■ TASK DATA
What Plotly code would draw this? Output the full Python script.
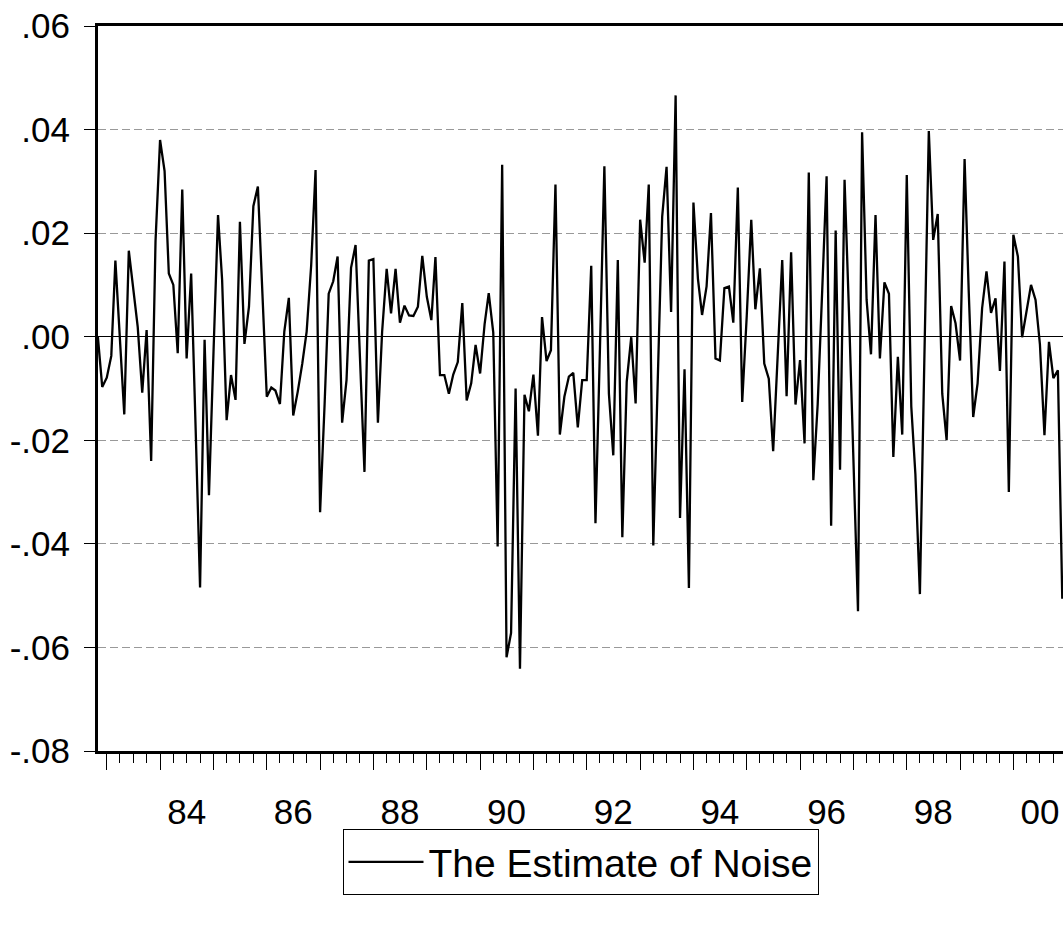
import pandas as pd
import plotly.graph_objects as go

# ---------------- data (monthly, starting 1982M11) ----------------
start_month = "1982-11-01"
series_name = "The Estimate of Noise"

noise_1982_1984 = [0.0000, -0.0097,
                   -0.0079, -0.0037, 0.0147, 0.0000, -0.0150, 0.0166, 0.0097, 0.0019, -0.0108, 0.0013, -0.0240, 0.0185,
                   0.0380, 0.0320, 0.0122, 0.0100, -0.0032, 0.0284, -0.0042, 0.0122, -0.0180, -0.0484, -0.0006, -0.0306]
noise_1985_1987 = [-0.0030, 0.0235, 0.0110, -0.0161, -0.0074, -0.0122, 0.0222, -0.0014, 0.0058, 0.0252, 0.0290, 0.0090,
                   -0.0116, -0.0098, -0.0104, -0.0130, 0.0010, 0.0075, -0.0152, -0.0106, -0.0052, 0.0010, 0.0138, 0.0322,
                   -0.0339, -0.0130, 0.0083, 0.0107, 0.0155, -0.0166, -0.0084, 0.0133, 0.0177, -0.0040, -0.0261, 0.0147]
noise_1988_1990 = [0.0150, -0.0166, 0.0010, 0.0131, 0.0045, 0.0131, 0.0027, 0.0060, 0.0041, 0.0040, 0.0058, 0.0156,
                   0.0077, 0.0032, 0.0154, -0.0074, -0.0074, -0.0110, -0.0073, -0.0049, 0.0065, -0.0123, -0.0090, -0.0016,
                   -0.0071, 0.0025, 0.0084, 0.0008, -0.0405, 0.0332, -0.0619, -0.0572, -0.0100, -0.0641, -0.0112, -0.0144]
noise_1991_1993 = [-0.0073, -0.0191, 0.0038, -0.0047, -0.0026, 0.0294, -0.0189, -0.0116, -0.0077, -0.0070, -0.0175, -0.0084,
                   -0.0084, 0.0137, -0.0360, -0.0020, 0.0329, -0.0110, -0.0229, 0.0148, -0.0387, -0.0087, -0.0001, -0.0129,
                   0.0226, 0.0143, 0.0294, -0.0403, -0.0080, 0.0232, 0.0328, 0.0048, 0.0466, -0.0350, -0.0063, -0.0485]
noise_1994_1996 = [0.0259, 0.0111, 0.0042, 0.0097, 0.0239, -0.0042, -0.0046, 0.0094, 0.0097, 0.0027, 0.0288, -0.0126,
                   0.0040, 0.0226, 0.0053, 0.0132, -0.0052, -0.0081, -0.0221, -0.0050, 0.0148, -0.0115, 0.0163, -0.0131,
                   -0.0045, -0.0206, 0.0317, -0.0277, -0.0130, 0.0090, 0.0310, -0.0365, 0.0205, -0.0257, 0.0303, 0.0050]
noise_1997_1999 = [-0.0220, -0.0530, 0.0395, 0.0071, -0.0034, 0.0235, -0.0042, 0.0105, 0.0083, -0.0232, -0.0039, -0.0189,
                   0.0312, -0.0135, -0.0265, -0.0497, -0.0050, 0.0397, 0.0187, 0.0237, -0.0110, -0.0200, 0.0059, 0.0026,
                   -0.0046, 0.0343, 0.0090, -0.0155, -0.0090, 0.0055, 0.0126, 0.0046, 0.0074, -0.0066, 0.0145, -0.0300]
noise_2000 = [0.0197, 0.0155, -0.0001, 0.0050, 0.0100, 0.0071, -0.0015, -0.0190, -0.0010, -0.0080, -0.0065, -0.0506]

x_label_years = [1984, 1986, 1988, 1990, 1992, 1994, 1996, 1998, 2000]
x_label_text = ["84", "86", "88", "90", "92", "94", "96", "98", "00"]

y_tick_values = [0.06, 0.04, 0.02, 0.00, -0.02, -0.04, -0.06, -0.08]
y_tick_text = [".06", ".04", ".02", ".00", "-.02", "-.04", "-.06", "-.08"]

# ---------------- build ----------------
noise = (noise_1982_1984 + noise_1985_1987 + noise_1988_1990 + noise_1991_1993
         + noise_1994_1996 + noise_1997_1999 + noise_2000)
dates = pd.date_range(start_month, periods=len(noise), freq="MS")

FONT = "Liberation Sans, Arial, sans-serif"
FS = 35

fig = go.Figure()
fig.add_trace(go.Scatter(x=dates, y=noise, mode="lines", name=series_name,
                         line=dict(color="black", width=2.3), xaxis="x", yaxis="y"))
# invisible companion trace so the label axis is rendered
fig.add_trace(go.Scatter(x=dates, y=noise, mode="lines", showlegend=False, hoverinfo="skip",
                         line=dict(color="rgba(0,0,0,0)", width=0), xaxis="x2", yaxis="y"))

x_range = ["1982-11-02", "2000-12-06"]

fig.update_layout(
    width=1063, height=925,
    margin=dict(l=98, r=0, t=26, b=174, autoexpand=False),
    paper_bgcolor="white", plot_bgcolor="white",
    font=dict(family=FONT, size=FS, color="black"),
    showlegend=True,
    legend=dict(orientation="h", x=0.5, xanchor="center", y=-0.1076, yanchor="top",
                bgcolor="white", bordercolor="black", borderwidth=1,
                font=dict(family=FONT, size=39, color="black"),
                itemwidth=75),
    xaxis=dict(type="date", range=x_range, showline=True, linecolor="black", linewidth=3,
               mirror=True, showgrid=False, zeroline=False,
               tickmode="linear", tick0="1983-01-01", dtick="M12",
               ticks="outside", ticklen=16, tickwidth=1, tickcolor="black",
               showticklabels=False,
               minor=dict(tickmode="linear", tick0="1983-01-01", dtick="M3",
                          ticks="outside", ticklen=9, tickwidth=1, tickcolor="black",
                          showgrid=False)),
    xaxis2=dict(type="date", overlaying="x", matches="x", anchor="y", side="bottom",
                showline=False, showgrid=False, zeroline=False, ticks="",
                tickmode="array",
                tickvals=[f"{yr}-07-01" for yr in x_label_years],
                ticktext=x_label_text, ticklabelstandoff=37,
                tickfont=dict(family=FONT, size=FS, color="black")),
    yaxis=dict(range=[-0.08, 0.06], showline=True, linecolor="black", linewidth=3,
               mirror=False, tickmode="array", tickvals=y_tick_values, ticktext=y_tick_text,
               ticks="outside", ticklen=11, tickwidth=1, tickcolor="black",
               ticklabelstandoff=7,
               showgrid=True, gridcolor="#999999", gridwidth=1, griddash="8px,4px",
               zeroline=True, zerolinecolor="black", zerolinewidth=1,
               tickfont=dict(family=FONT, size=FS, color="black")),
)

fig.write_html("out.html")
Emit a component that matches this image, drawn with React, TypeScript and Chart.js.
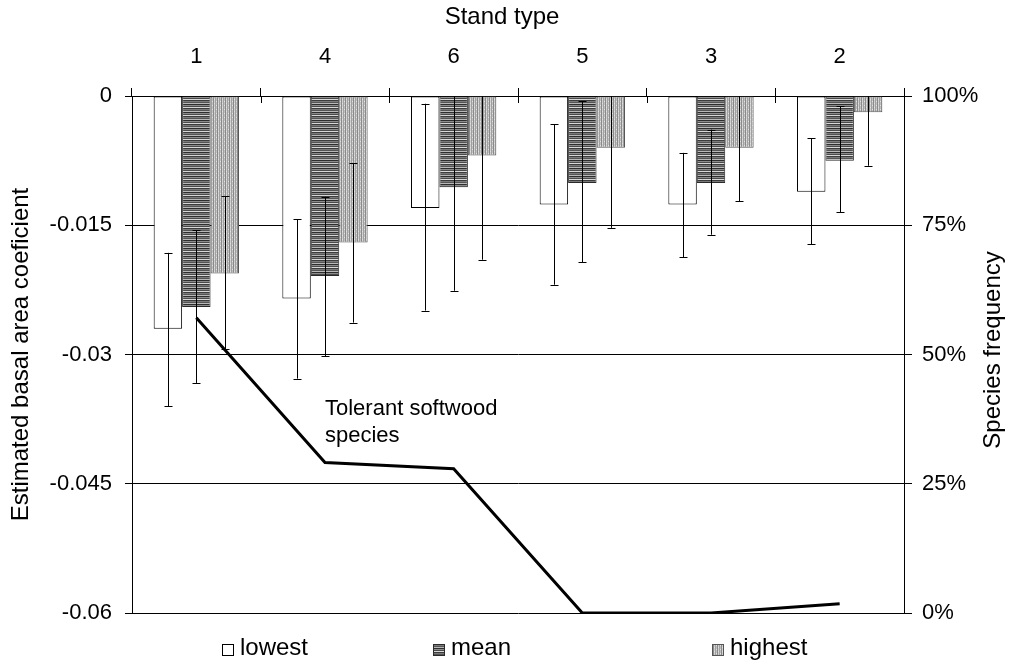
import React, { useEffect, useRef } from "react";
import { Chart, registerables } from "chart.js";

Chart.register(...registerables);

// ---- data ----
const standTypes = ["1", "4", "6", "5", "3", "2"];

const lowestValues = [-0.027, -0.0235, -0.013, -0.0126, -0.0126, -0.0111];
const lowestErrTop = [-0.0182, -0.0143, -0.0009, -0.0033, -0.0066, -0.0049];
const lowestErrBottom = [-0.036, -0.0328, -0.0249, -0.0219, -0.0187, -0.0172];

const meanValues = [-0.0245, -0.0209, -0.0106, -0.0101, -0.0101, -0.0075];
const meanErrTop = [-0.0156, -0.0117, 0.0014, -0.0006, -0.0039, -0.0012];
const meanErrBottom = [-0.0333, -0.0302, -0.0226, -0.0193, -0.0161, -0.0135];

const highestValues = [-0.0206, -0.017, -0.0069, -0.006, -0.006, -0.0019];
const highestErrTop = [-0.0116, -0.0078, 0.005, 0.0033, 0.0002, 0.0043];
const highestErrBottom = [-0.0294, -0.0263, -0.019, -0.0153, -0.0122, -0.0081];

const speciesFrequency = [57.1, 29.1, 27.9, 0, 0, 1.8];

const leftTicks = [0, -0.015, -0.03, -0.045, -0.06];
const rightTicks = [0, 25, 50, 75, 100];

const seriesLabels = ["lowest", "mean", "highest"];
const xTitle = "Stand type";
const yTitle = "Estimated basal area coeficient";
const y2Title = "Species frequency";
const annotationLines = ["Tolerant softwood", "species"];

const FONT = "'Liberation Sans', Arial, Helvetica, sans-serif";
const W = 1014;
const H = 661;

export default function App() {
  const ref = useRef<HTMLCanvasElement>(null);

  useEffect(() => {
    const canvas = ref.current!;
    const mainCtx = canvas.getContext("2d")!;

    const makePattern = (w: number, h: number, draw: (g: CanvasRenderingContext2D) => void) => {
      const c = document.createElement("canvas");
      c.width = w;
      c.height = h;
      const g = c.getContext("2d")!;
      draw(g);
      return mainCtx.createPattern(c, "repeat")!;
    };

    const meanRows = ["#2e2e2e", "#8c8c8c", "#4a4a4a", "#d8d8d8", "#3c3c3c", "#7a7a7a", "#555555", "#b8b8b8"];
    const meanPattern = makePattern(4, meanRows.length, (g) => {
      meanRows.forEach((c, i) => {
        g.fillStyle = c;
        g.fillRect(0, i, 4, 1);
      });
    });
    const highCols = ["#c0c0c0", "#8a8a8a", "#d0d0d0", "#a0a0a0"];
    const highPattern = makePattern(highCols.length, 4, (g) => {
      highCols.forEach((c, i) => {
        g.fillStyle = c;
        g.fillRect(i, 0, 1, 4);
      });
      g.fillStyle = "#e2e2e2";
      g.fillRect(0, 1, 1, 1);
      g.fillRect(2, 3, 1, 1);
    });

    const fills = ["#ffffff", meanPattern, highPattern];
    const borders = ["#000000", "#2a2a2a", "#555555"];

    const overlay = {
      id: "overlay",
      afterDatasetsDraw(chart: any) {
        const { ctx, chartArea: ca, scales } = chart;
        const ys = scales.y;
        ctx.save();
        ctx.strokeStyle = "#000";
        ctx.lineWidth = 1;
        // error bars
        chart.data.datasets.forEach((ds: any, di: number) => {
          if (!ds.errTop) return;
          const meta = chart.getDatasetMeta(di);
          meta.data.forEach((el: any, i: number) => {
            const x = Math.round(el.x) + 0.5;
            const t = ys.getPixelForValue(ds.errTop[i]);
            const b = ys.getPixelForValue(ds.errBottom[i]);
            const tc = Math.max(t, ca.top);
            const bc = Math.min(b, ca.bottom);
            ctx.beginPath();
            ctx.moveTo(x, tc);
            ctx.lineTo(x, bc);
            if (t >= ca.top) {
              const yy = Math.round(t) + 0.5;
              ctx.moveTo(x - 4, yy);
              ctx.lineTo(x + 4, yy);
            }
            if (b <= ca.bottom) {
              const yy = Math.round(b) + 0.5;
              ctx.moveTo(x - 4, yy);
              ctx.lineTo(x + 4, yy);
            }
            ctx.stroke();
          });
        });
        // inner part of category tick marks
        const n = chart.data.labels.length;
        const w = (ca.right - ca.left) / n;
        ctx.beginPath();
        for (let i = 1; i < n; i++) {
          const x = Math.round(ca.left + i * w) + 0.5;
          ctx.moveTo(x, ca.top);
          ctx.lineTo(x, ca.top + 7);
        }
        ctx.stroke();

        ctx.fillStyle = "#000";
        ctx.font = `22px ${FONT}`;
        // annotation
        ctx.textAlign = "left";
        ctx.textBaseline = "alphabetic";
        annotationLines.forEach((s, i) => ctx.fillText(s, 325, 415 + i * 27));

        // top axis title
        ctx.font = `24px ${FONT}`;
        ctx.textAlign = "center";
        ctx.textBaseline = "middle";
        ctx.fillText(xTitle, 502, 17);

        // right axis title
        ctx.save();
        ctx.translate(993, 350);
        ctx.rotate(-Math.PI / 2);
        ctx.fillText(y2Title, 0, 0);
        ctx.restore();

        // legend
        const legendX = [222, 433, 712];
        ctx.textAlign = "left";
        ctx.textBaseline = "alphabetic";
        seriesLabels.forEach((lab, i) => {
          const bx = legendX[i];
          ctx.fillStyle = fills[i] as any;
          ctx.fillRect(bx, 644, 12, 12);
          ctx.strokeStyle = borders[i];
          ctx.strokeRect(bx + 0.5, 644.5, 11, 11);
          ctx.fillStyle = "#000";
          ctx.fillText(lab, bx + 18, 655);
        });
        ctx.restore();
      },
    };

    const barCommon = {
      type: "bar" as const,
      yAxisID: "y",
      xAxisID: "x",
      borderWidth: 1,
      borderSkipped: false as const,
      categoryPercentage: 0.663,
      barPercentage: 1,
      order: 1,
    };

    const chart = new Chart(canvas, {
      type: "bar",
      data: {
        labels: standTypes,
        datasets: [
          {
            ...barCommon,
            label: seriesLabels[0],
            data: lowestValues,
            backgroundColor: fills[0] as any,
            borderColor: borders[0],
            errTop: lowestErrTop,
            errBottom: lowestErrBottom,
          } as any,
          {
            ...barCommon,
            label: seriesLabels[1],
            data: meanValues,
            backgroundColor: fills[1] as any,
            borderColor: borders[1],
            errTop: meanErrTop,
            errBottom: meanErrBottom,
          } as any,
          {
            ...barCommon,
            label: seriesLabels[2],
            data: highestValues,
            backgroundColor: fills[2] as any,
            borderColor: borders[2],
            errTop: highestErrTop,
            errBottom: highestErrBottom,
          } as any,
          {
            type: "line",
            label: annotationLines.join(" "),
            data: speciesFrequency,
            yAxisID: "y2",
            xAxisID: "x",
            borderColor: "#000",
            borderWidth: 3,
            pointRadius: 0,
            tension: 0,
            fill: false,
            order: 0,
          } as any,
        ],
      },
      options: {
        responsive: false,
        animation: false,
        layout: { padding: { left: 0, right: 0, top: 0, bottom: 48 } },
        plugins: {
          legend: { display: false },
          tooltip: { enabled: false },
          title: { display: false },
        },
        scales: {
          x: {
            type: "category",
            position: "top",
            offset: true,
            grid: {
              offset: true,
              drawOnChartArea: false,
              drawTicks: true,
              tickLength: 8,
              color: "#000",
              lineWidth: 1,
            },
            border: { display: true, color: "#000", width: 1 },
            ticks: {
              color: "#000",
              font: { family: FONT, size: 22 },
              padding: 18,
              maxRotation: 0,
            },
            afterFit: (s: any) => {
              s.height = 96;
            },
          },
          y: {
            type: "linear",
            position: "left",
            min: -0.06,
            max: 0,
            afterBuildTicks: (s: any) => {
              s.ticks = leftTicks.map((v) => ({ value: v }));
            },
            grid: {
              color: "#000",
              lineWidth: 1,
              drawTicks: true,
              tickLength: 7,
            },
            border: { display: true, color: "#000", width: 1 },
            ticks: {
              color: "#000",
              font: { family: FONT, size: 22 },
              padding: 13,
              callback: (v: any) => String(v),
            },
            title: {
              display: true,
              text: yTitle,
              color: "#000",
              font: { family: FONT, size: 24 },
              padding: { top: 7, bottom: 4 },
            },
            afterFit: (s: any) => {
              s.width = 132;
            },
          },
          y2: {
            type: "linear",
            position: "right",
            min: 0,
            max: 100,
            afterBuildTicks: (s: any) => {
              s.ticks = rightTicks.map((v) => ({ value: v }));
            },
            grid: {
              drawOnChartArea: false,
              drawTicks: true,
              tickLength: 8,
              color: "#000",
              lineWidth: 1,
            },
            border: { display: true, color: "#000", width: 1 },
            ticks: {
              color: "#000",
              font: { family: FONT, size: 22 },
              padding: 10,
              callback: (v: any) => `${v}%`,
            },
            afterFit: (s: any) => {
              s.width = 110;
            },
          },
        },
      } as any,
      plugins: [overlay],
    });

    return () => chart.destroy();
  }, []);

  return (
    <div style={{ position: "absolute", left: 0, top: 0, width: W, height: H, background: "#fff" }}>
      <canvas ref={ref} width={W} height={H} style={{ display: "block", width: W, height: H }} />
    </div>
  );
}
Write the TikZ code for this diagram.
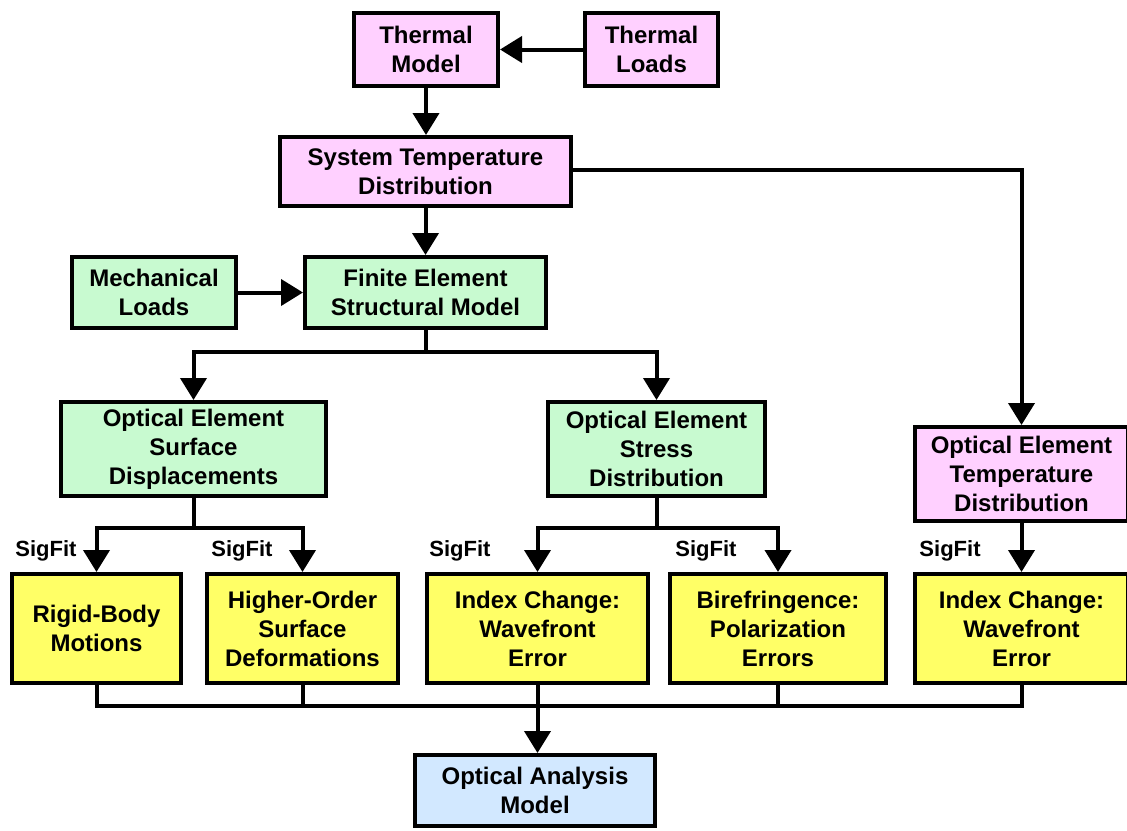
\documentclass[tikz,border=0pt]{standalone}
\usepackage{fontspec}
\setmainfont{Liberation Sans}
\usetikzlibrary{arrows.meta}
\definecolor{pinkf}{RGB}{255,208,255}
\definecolor{greenf}{RGB}{200,250,208}
\definecolor{yellowf}{RGB}{255,255,102}
\definecolor{bluef}{RGB}{210,232,255}
\begin{document}
\begin{tikzpicture}[x=1pt,y=-1pt,
  box/.style={draw=black, line width=4pt, inner sep=0pt, align=center,
    font=\fontsize{24}{29}\selectfont\bfseries},
  pinkbox/.style={box, fill=pinkf},
  greenbox/.style={box, fill=greenf},
  yellowbox/.style={box, fill=yellowf},
  bluebox/.style={box, fill=bluef},
  conn/.style={line width=4pt, line join=miter},
  arr/.style={conn, -{Triangle[length=22pt,width=26pt]}},
  sig/.style={font=\fontsize{22}{26}\selectfont\bfseries, inner sep=0pt}]
\useasboundingbox (0,0) rectangle (1127,830);
\fill[white] (0,0) rectangle (1127,830);
% boxes
\node[pinkbox, minimum width=144pt, minimum height=73pt] (tm) at (426,49.5) {Thermal\\Model};
\node[pinkbox, minimum width=133pt, minimum height=73pt] (tl) at (651.5,49.5) {Thermal\\Loads};
\node[pinkbox, minimum width=291pt, minimum height=69pt] (st) at (425.5,171.5) {System Temperature\\Distribution};
\node[greenbox, minimum width=164pt, minimum height=71pt] (ml) at (154,292.5) {Mechanical\\Loads};
\node[greenbox, minimum width=241pt, minimum height=71pt] (fe) at (425.5,292.5) {Finite Element\\Structural Model};
\node[greenbox, minimum width=265pt, minimum height=94pt] (sd) at (193.5,449) {Optical Element\\Surface\\Displacements};
\node[greenbox, minimum width=217pt, minimum height=94pt] (ss) at (656.5,449) {Optical Element\\Stress\\Distribution};
\node[pinkbox, minimum width=213pt, minimum height=94pt] (td) at (1021.5,474) {Optical Element\\Temperature\\Distribution};
\node[yellowbox, minimum width=169pt, minimum height=109pt] (rb) at (96.5,628.5) {Rigid-Body\\Motions};
\node[yellowbox, minimum width=191pt, minimum height=109pt] (ho) at (302.5,628.5) {Higher-Order\\Surface\\Deformations};
\node[yellowbox, minimum width=221pt, minimum height=109pt] (ia) at (537.5,628.5) {Index Change:\\Wavefront\\Error};
\node[yellowbox, minimum width=216pt, minimum height=109pt] (bf) at (778,628.5) {Birefringence:\\Polarization\\Errors};
\node[yellowbox, minimum width=213pt, minimum height=109pt] (ib) at (1021.5,628.5) {Index Change:\\Wavefront\\Error};
\node[bluebox, minimum width=240pt, minimum height=71pt] (oa) at (535,790.5) {Optical Analysis\\Model};
% SigFit labels
\node[sig] (s1) at (46,551) {SigFit};
\node[sig] (s2) at (242,551) {SigFit};
\node[sig] (s3) at (460,551) {SigFit};
\node[sig] (s4) at (706,551) {SigFit};
\node[sig] (s5) at (950,551) {SigFit};
% top connectors
\draw[arr] (tl.west) -- (tm.east);
\draw[arr] (tm.south) -- (tm.south |- st.north);
\draw[arr] (st.east |- 0,170) -| (td.north);
\draw[arr] (st.south) -- (fe.north);
\draw[arr] (ml.east) -- (fe.west);
% FE split
\coordinate (j1) at (425.5,352);
\draw[conn] (fe.south) -- (j1);
\draw[arr] (j1) -| (sd.north);
\draw[arr] (j1) -| (ss.north);
% surface displacement split
\coordinate (j2) at (193.5,528);
\draw[conn] (sd.south) -- (j2);
\draw[arr] (j2) -| (rb.north);
\draw[arr] (j2) -| (ho.north);
% stress split
\coordinate (j3) at (656.5,528);
\draw[conn] (ss.south) -- (j3);
\draw[arr] (j3) -| (ia.north);
\draw[arr] (j3) -| (bf.north);
% temperature
\draw[arr] (td.south) -- (ib.north);
% bottom bus
\coordinate (b1) at (96.5,706);
\coordinate (b5) at (1021.5,706);
\draw[conn] (rb.south) -- (b1) -- (b5) -- (ib.south);
\draw[conn] (ho.south) -- (ho.south |- b1);
\draw[conn] (bf.south) -- (bf.south |- b1);
\draw[arr] (ia.south) -- (ia.south |- oa.north);
\end{tikzpicture}
\end{document}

■ WHAT IS BEING ASKED
The word "matches" may appear on some lines. Report how many lines hold it, giving the number alone.

■ RESPONSE BELOW
2